Copy all of the material word for word, except for the pictures.

┌────────

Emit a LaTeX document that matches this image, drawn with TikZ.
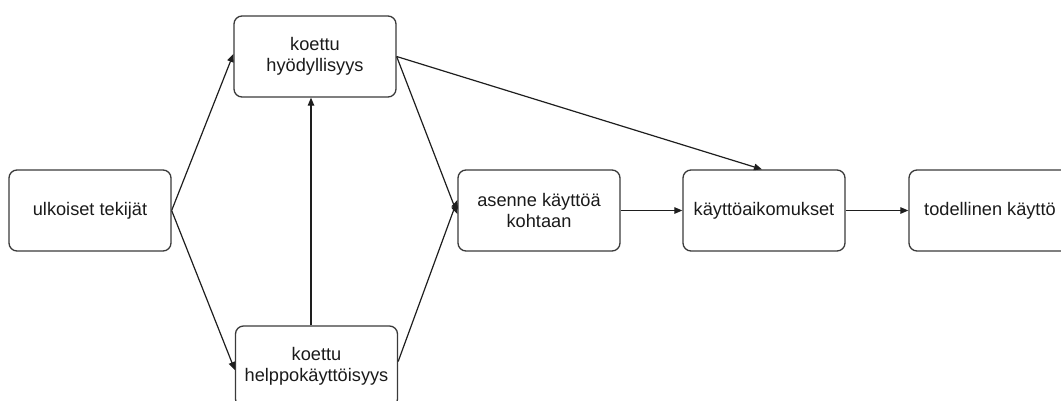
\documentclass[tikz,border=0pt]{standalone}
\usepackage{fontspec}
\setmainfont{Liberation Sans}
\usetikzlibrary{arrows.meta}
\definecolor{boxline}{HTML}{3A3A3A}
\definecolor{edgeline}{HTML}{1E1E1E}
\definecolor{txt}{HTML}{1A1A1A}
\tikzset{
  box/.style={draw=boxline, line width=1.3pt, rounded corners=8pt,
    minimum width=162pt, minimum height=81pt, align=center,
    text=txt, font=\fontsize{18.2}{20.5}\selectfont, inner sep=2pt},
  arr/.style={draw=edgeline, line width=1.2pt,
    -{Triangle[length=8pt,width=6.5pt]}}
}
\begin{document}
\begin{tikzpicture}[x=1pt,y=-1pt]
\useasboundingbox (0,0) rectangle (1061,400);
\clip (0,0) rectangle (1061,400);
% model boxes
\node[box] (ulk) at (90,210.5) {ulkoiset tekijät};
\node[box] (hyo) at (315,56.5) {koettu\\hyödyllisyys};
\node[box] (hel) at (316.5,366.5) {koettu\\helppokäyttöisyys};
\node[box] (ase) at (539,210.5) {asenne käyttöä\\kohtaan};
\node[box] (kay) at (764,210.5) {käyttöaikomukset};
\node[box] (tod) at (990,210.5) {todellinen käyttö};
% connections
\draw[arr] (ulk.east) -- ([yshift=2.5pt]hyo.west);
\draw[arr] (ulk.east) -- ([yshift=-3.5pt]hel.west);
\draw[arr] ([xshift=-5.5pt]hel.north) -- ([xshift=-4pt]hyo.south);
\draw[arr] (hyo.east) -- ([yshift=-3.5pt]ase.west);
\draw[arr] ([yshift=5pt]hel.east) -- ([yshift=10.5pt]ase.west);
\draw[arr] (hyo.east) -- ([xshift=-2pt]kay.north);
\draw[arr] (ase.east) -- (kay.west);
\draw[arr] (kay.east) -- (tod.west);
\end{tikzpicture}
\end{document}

└────────

*ANSWER TO THE TASK*
Emit a LaTeX document that matches this image, drawn with TikZ.
\documentclass[tikz,border=0pt]{standalone}
\usepackage{fontspec}
\setmainfont{Liberation Sans}
\usetikzlibrary{arrows.meta}
\definecolor{boxline}{HTML}{3A3A3A}
\definecolor{edgeline}{HTML}{1E1E1E}
\definecolor{txt}{HTML}{1A1A1A}
\tikzset{
  box/.style={draw=boxline, line width=1.3pt, rounded corners=8pt,
    minimum width=162pt, minimum height=81pt, align=center,
    text=txt, font=\fontsize{18.2}{20.5}\selectfont, inner sep=2pt},
  arr/.style={draw=edgeline, line width=1.2pt,
    -{Triangle[length=8pt,width=6.5pt]}}
}
\begin{document}
\begin{tikzpicture}[x=1pt,y=-1pt]
\useasboundingbox (0,0) rectangle (1061,400);
\clip (0,0) rectangle (1061,400);
% model boxes
\node[box] (ulk) at (90,210.5) {ulkoiset tekijät};
\node[box] (hyo) at (315,56.5) {koettu\\hyödyllisyys};
\node[box] (hel) at (316.5,366.5) {koettu\\helppokäyttöisyys};
\node[box] (ase) at (539,210.5) {asenne käyttöä\\kohtaan};
\node[box] (kay) at (764,210.5) {käyttöaikomukset};
\node[box] (tod) at (990,210.5) {todellinen käyttö};
% connections
\draw[arr] (ulk.east) -- ([yshift=2.5pt]hyo.west);
\draw[arr] (ulk.east) -- ([yshift=-3.5pt]hel.west);
\draw[arr] ([xshift=-5.5pt]hel.north) -- ([xshift=-4pt]hyo.south);
\draw[arr] (hyo.east) -- ([yshift=-3.5pt]ase.west);
\draw[arr] ([yshift=5pt]hel.east) -- ([yshift=10.5pt]ase.west);
\draw[arr] (hyo.east) -- ([xshift=-2pt]kay.north);
\draw[arr] (ase.east) -- (kay.west);
\draw[arr] (kay.east) -- (tod.west);
\end{tikzpicture}
\end{document}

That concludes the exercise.